When the public was spitting (taking their personal safety into their own
hands) at Marines on the streets of Southern California during
Vietnam ,Colonel McMahon was taking Marines off the streets and into his
posh Beverley Hills home. I spoke to a retired Marine aircrew member the
day Colonel McMahon died and he personally remembered seeing McMahon at numerous
Marine Air Bases in California in the 1960s. He was known for going to the
Navy hospitals and visiting the wounded Marines and Sailors from this
country's conflicts, even in the last years of his life.
Colonel McMahon presented awards and decorations to fellow Marines and
attended many a Marine ceremony and the annual Marine Corps Birthday Ball.

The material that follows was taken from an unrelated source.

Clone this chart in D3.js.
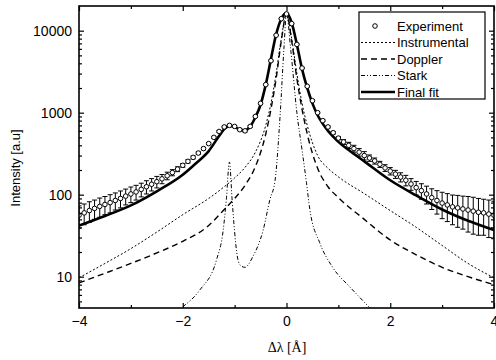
<!DOCTYPE html>
<html>
<head>
<meta charset="utf-8">
<script src="https://cdn.jsdelivr.net/npm/d3@7"></script>
<style>
  body { margin: 0; background: #fff; }
  svg { display: block; }
  .tick text { font-family: "Liberation Sans", Arial, sans-serif; font-size: 14px; fill: #000; }
</style>
</head>
<body>
<div id="chart"></div>
<script>
// Experiment: sampled every 0.1 A from -4 to 4
const expStart = -4, expStep = 0.1;
const expY = [56, 60, 64, 68, 72, 76, 80, 85, 90, 96,
              102, 108, 116, 125, 134, 144, 156, 170, 186, 205,
              228, 255, 285, 322, 365, 420, 500, 590, 670, 700,
              680, 620, 600, 680, 900, 1300, 2200, 4300, 8800, 14000,
              16000,
              12200, 6800, 3500, 2100, 1400, 1000, 800, 670, 570, 490,
              440, 400, 365, 330, 300, 280, 258, 235, 212, 194,
              178, 164, 150, 135, 122, 112, 102, 92, 85, 79,
              75, 71, 69, 67, 65, 63, 61, 60, 58, 56];
const expErr = [17, 17, 18, 18, 19, 19, 20, 20, 21, 21, 22, 22, 22, 23, 23, 23,
                20, 18, 16, 14, 12, 12, 12, 12, 12, 12,
                14, 16, 18, 18, 18, 18, 18, 18, 20, 25,
                30, 50, 80, 100, 100, 100, 80, 50, 30,
                25, 20, 18, 18, 20, 22, 30, 35, 35, 35, 35, 25, 22, 20, 20,
                20, 20, 21, 22, 22, 23, 24, 25, 26, 27, 28, 28, 28, 29, 29, 30, 30, 29, 28, 28, 27];

// Final fit
const fitX = [-4, -3.5, -3, -2.5, -2, -1.75, -1.5, -1.3, -1.2, -1.1, -1.0, -0.9, -0.8, -0.7, -0.6, -0.5, -0.4, -0.3, -0.2, -0.1,
              0, 0.1, 0.2, 0.3, 0.4, 0.5, 0.6, 0.7, 0.8, 0.9, 1.0, 1.2, 1.5, 2, 2.5, 3, 3.5, 4];
const fitY = [42, 55, 74, 110, 175, 240, 340, 520, 630, 690, 670, 620, 610, 680, 880, 1250, 2200, 4500, 9000, 14000,
              16500, 12500, 6800, 3400, 2000, 1300, 930, 730, 600, 510, 440, 350, 255, 150, 98, 66, 48, 37];

// Instrumental and Doppler profiles
const modelX = [-4, -3.5, -3, -2.5, -2, -1.5, -1.2, -1, -0.8, -0.6, -0.4, -0.3, -0.2, -0.1,
                0, 0.1, 0.2, 0.3, 0.4, 0.6, 0.8, 1, 1.5, 2, 2.5, 3, 3.5, 4];
const instrY = [9.7, 14.5, 22, 35, 57, 90, 125, 160, 215, 330, 700, 1300, 3000, 8000,
                16000, 8000, 3000, 1300, 700, 300, 210, 165, 103, 64, 40, 24, 14.5, 9.7];
const dopplerY = [8.4, 11, 14.5, 19.5, 27, 42, 66, 90, 130, 220, 550, 1100, 2600, 7500,
                  16000, 7500, 2600, 1100, 550, 210, 125, 92, 50, 28, 18.5, 13, 10, 8];

// Stark profile
const starkX = [-2, -1.67, -1.35, -1.22, -1.16, -1.1, -1.05, -1.0, -0.95, -0.9, -0.8, -0.65, -0.45, -0.32, -0.22, -0.12, -0.05,
                0, 0.08, 0.2, 0.3, 0.385, 0.45, 0.64, 0.89, 1.22, 1.41, 1.6];
const starkY = [4.3, 6.9, 16, 37, 87, 250, 90, 35, 18, 14, 13, 17.5, 37, 87, 150, 1000, 6000,
                16000, 6000, 1000, 350, 140, 66, 26, 13, 7.5, 5.6, 4.2];

const xTicks = [-4, -2, 0, 2, 4];
const xMinor = [-3, -1, 1, 3];
const yTicks = [10, 100, 1000, 10000];

const legendItems = [
  {label: "Experiment", kind: "circle"},
  {label: "Instrumental", kind: "line", dash: "2,2", width: 1},
  {label: "Doppler", kind: "line", dash: "6,4", width: 1.4},
  {label: "Stark", kind: "line", dash: "4,2,1,2,1,2", width: 1},
  {label: "Final fit", kind: "line", dash: null, width: 2.6}
];

const width = 496, height = 360;
const mLeft = 79, mRight = 494, mTop = 6, mBottom = 308;

const svg = d3.select("#chart").append("svg")
  .attr("width", width).attr("height", height);

const x = d3.scaleLinear().domain([-4, 4]).range([mLeft, mRight]);
const y = d3.scaleLog().domain([4.15, 20000]).range([mBottom, mTop]);

svg.append("clipPath").attr("id", "plot")
  .append("rect").attr("x", mLeft).attr("y", mTop)
  .attr("width", mRight - mLeft).attr("height", mBottom - mTop);

const plot = svg.append("g").attr("clip-path", "url(#plot)");

const line = d3.line().x(d => x(d[0])).y(d => y(d[1])).curve(d3.curveMonotoneX);

function drawCurve(xs, ys, dash, w) {
  plot.append("path")
    .datum(xs.map((v, i) => [v, ys[i]]))
    .attr("d", line)
    .attr("fill", "none")
    .attr("stroke", "#000")
    .attr("stroke-width", w)
    .attr("stroke-dasharray", dash);
}

drawCurve(modelX, instrY, "2,2", 1);
drawCurve(modelX, dopplerY, "6,4", 1.4);
drawCurve(starkX, starkY, "4,2,1,2,1,2", 1);

// experiment with error bars
const expData = expY.map((v, i) => ({x: expStart + i * expStep, y: v, e: expErr[i]}));

const bars = plot.append("g").attr("stroke", "#000").attr("stroke-width", 1);
expData.forEach(d => {
  const lo = Math.max(d.y - d.e, 1);
  const hi = d.y + d.e;
  bars.append("line").attr("x1", x(d.x)).attr("x2", x(d.x)).attr("y1", y(lo)).attr("y2", y(hi));
  bars.append("line").attr("x1", x(d.x) - 2.5).attr("x2", x(d.x) + 2.5).attr("y1", y(lo)).attr("y2", y(lo));
  bars.append("line").attr("x1", x(d.x) - 2.5).attr("x2", x(d.x) + 2.5).attr("y1", y(hi)).attr("y2", y(hi));
});

drawCurve(fitX, fitY, null, 2.6);

plot.selectAll(".pt")
  .data(expData)
  .enter().append("circle")
  .attr("class", "pt")
  .attr("cx", d => x(d.x))
  .attr("cy", d => y(d.y))
  .attr("r", 2.3)
  .attr("fill", "#fff")
  .attr("stroke", "#000")
  .attr("stroke-width", 1);

// axes, ticks pointing inward
const yMinor = [];
[1, 10, 100, 1000, 10000].forEach(dec => {
  for (let k = 2; k <= 9; k++) {
    const v = dec * k;
    if (v > 4.15 && v < 20000) yMinor.push(v);
  }
});

function styleAxis(g) {
  g.select(".domain").remove();
  g.selectAll(".tick line").attr("stroke", "#000").attr("stroke-width", 1.2);
}

svg.append("g").attr("transform", `translate(0,${mBottom})`)
  .call(d3.axisBottom(x).tickValues(xTicks).tickFormat(d3.format("d")).tickSize(-5).tickPadding(8))
  .call(styleAxis);
svg.append("g").attr("transform", `translate(0,${mBottom})`)
  .call(d3.axisBottom(x).tickValues(xMinor).tickFormat("").tickSize(-3))
  .call(styleAxis);
svg.append("g").attr("transform", `translate(0,${mTop})`)
  .call(d3.axisTop(x).tickValues(xTicks).tickFormat("").tickSize(-5))
  .call(styleAxis);
svg.append("g").attr("transform", `translate(0,${mTop})`)
  .call(d3.axisTop(x).tickValues(xMinor).tickFormat("").tickSize(-3))
  .call(styleAxis);

svg.append("g").attr("transform", `translate(${mLeft},0)`)
  .call(d3.axisLeft(y).tickValues(yTicks).tickFormat(d3.format("d")).tickSize(-5).tickPadding(7))
  .call(styleAxis);
svg.append("g").attr("transform", `translate(${mLeft},0)`)
  .call(d3.axisLeft(y).tickValues(yMinor).tickFormat("").tickSize(-3))
  .call(styleAxis);
svg.append("g").attr("transform", `translate(${mRight},0)`)
  .call(d3.axisRight(y).tickValues(yTicks).tickFormat("").tickSize(-5))
  .call(styleAxis);
svg.append("g").attr("transform", `translate(${mRight},0)`)
  .call(d3.axisRight(y).tickValues(yMinor).tickFormat("").tickSize(-3))
  .call(styleAxis);

// frame
svg.append("rect")
  .attr("x", mLeft).attr("y", mTop)
  .attr("width", mRight - mLeft).attr("height", mBottom - mTop)
  .attr("fill", "none").attr("stroke", "#000").attr("stroke-width", 1.6);

// axis titles
svg.append("text")
  .attr("transform", "translate(20,168) rotate(-90)")
  .attr("text-anchor", "middle")
  .style("font-family", "'Liberation Sans', Arial, sans-serif")
  .style("font-size", "13px")
  .text("Intensity [a.u]");

svg.append("text")
  .attr("x", 287).attr("y", 352)
  .attr("text-anchor", "middle")
  .style("font-family", "'Liberation Serif', 'Times New Roman', serif")
  .style("font-size", "14px")
  .text("Δλ [Å]");

// legend
const lg = svg.append("g");
lg.append("rect")
  .attr("x", 359).attr("y", 12).attr("width", 126).attr("height", 87)
  .attr("fill", "#fff").attr("stroke", "#000").attr("stroke-width", 1.2);

legendItems.forEach((item, i) => {
  const cy = 26 + i * 16.5;
  if (item.kind === "circle") {
    lg.append("circle").attr("cx", 375).attr("cy", cy).attr("r", 2.3)
      .attr("fill", "#fff").attr("stroke", "#000").attr("stroke-width", 1);
  } else {
    lg.append("line").attr("x1", 361).attr("x2", 395).attr("y1", cy).attr("y2", cy)
      .attr("stroke", "#000").attr("stroke-width", item.width)
      .attr("stroke-dasharray", item.dash);
  }
  lg.append("text")
    .attr("x", 397).attr("y", cy + 4.5)
    .style("font-family", "'Liberation Sans', Arial, sans-serif")
    .style("font-size", "13px")
    .text(item.label);
});
</script>
</body>
</html>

He stayed true to his Corps as a board member of the Marine Corps
Scholarship Fund and as the honorary chairman of the National Marine Corps
Aviation Museum. After retiring from the Marine Reserve, one night on the
Johnny Carson show, members of the California Air National Guard came on
stage.
Colonel McMahon was commissioned a Brigadier General in the Air Guard in
front of millions of Americans who watched it happen live. You will not see
anything like that on TV anymore. The three core values of a United States
Marine are; honor, courage and commitment. This is what a Marine is taught
from the first day of training and this is what that Marine believes.
That was Colonel Edward P. McMahon Jr. USMCR Retired. Before he was a
national figure he was a true combat hero and a patriot.
Your war is over. Thank you Colonel McMahon.
Today's edition of the Chronicle is filled with page after page of accolades
spewing forth about the greatness and complexity of Michael Jackson.
The other day, they had a couple of paragraphs on Ed McMahon's Hollywood
career and aptly noted he died a pauper.
Something is wrong with American journalism!